I take my fist and pound on the door, hard, with purpose. Three times. No more.

I want to communicate that I am awake, aware, on my feet. I don't want to seem a threat. The look of this room and the restraints on the bed have given me the concern that perhaps someone considers me some kind of threat.

My body is powerful, built well enough to be a threat, but my mind wants answers, not a fight.

I place my ear to the door, attempting to hear someone, anyone, outside.

I do. I hear a voice, then another. One of the voices sounds slightly panicked. The other sounds mildly concerned, and seems to be calling to someone. I can't make out what the voices are saying.

I stand back from the door, and put my hands in the air. They know I'm awake. They know I've reached the door. I want them to know I am no threat.

My heart begins to pound again.

The door makes a noise, and there is the hissing of airlocks. How I know what airlocks sound like is a mystery to me, but I know.

Perhaps my mind isn't as much of a black hole as I think it is.

The door slides open, and as it does, I step back again, raising my hands higher.

A man stands in the doorway, in bulky armor, a weapon in his hands. It isn't pointed at me, not yet. He's tall, a bit taller than I am, with dark hair, light colored eyes and a scar through one of his eyebrows. His eyes hold a myriad of emotions. Concern, caution, suspicion, and what seems to be a shade of tenderness.

"How are you feeling?" He asks. He is no medical professional, this I know, so I decide not to raise any of my concerns with him.

"I feel fine. No pain. Everything works." I lie, my voice hoarse, like it hasn't been used in a long, long time. My body works, yes. But I have realized by now that my mind is beyond repair.

He looks me over, slowly, purposefully. "Okay. Good." He looks back up at my face, into my eyes. "I asked them to let me know as soon as you were awake. We weren't expecting you to wake up for another couple of days, at the earliest."

He steps forward and reaches a hand out towards my head, and the movement startles me, so I jerk out of the way, my hands automatically coming up to a position of hostility.

His light eyes widen, and he looks equal parts shocked and worried. "I'm so sorry, Cal. I didn't mean to-I'm sorry." He pulls back his hand and runs it through his hair.

Cal?

I stare at him.

He stares back, a dark shadow slowly edging its way into his gaze. "Callie." He says, stepping forward again, his voice holding a note of urgency.

I have no recognition for that name, nor for the familiar way the man addresses me.

He knows me, but I do not know him.

We stare at each other, the tension thick, my body language hostile, his body language pleading.

He shakes his head. "No."

I continue to stare at him, still bound by confusion.

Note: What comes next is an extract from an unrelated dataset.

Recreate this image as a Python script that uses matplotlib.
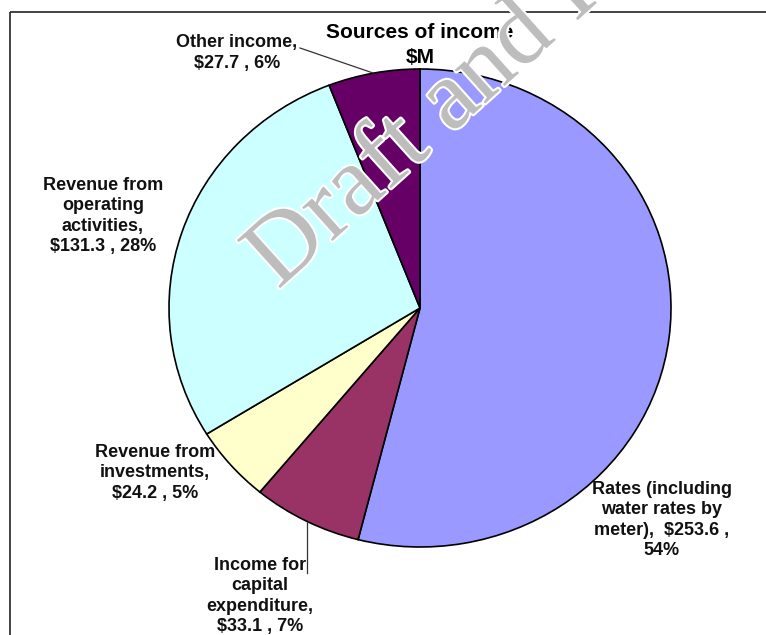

He closes his eyes and steps back, still shaking his head. "Dear god, no."

In this moment, I pity him. He knows me. I am someone familiar to him, someone who means something. And I have no recollection of who he is. And he is beginning to realize that.

"I don't know you." I say, softly, as he puts a hand over his face in a gesture of distress. "I don't even know myself."

He starts to speak, then stops as his voice catches. There's a strange light in his eyes. A shimmer. Is it tears? I can't tell.

He whirls around and leaves the room abruptly, the door closing behind him.

I am alone again.

I am alone again, but I know my name.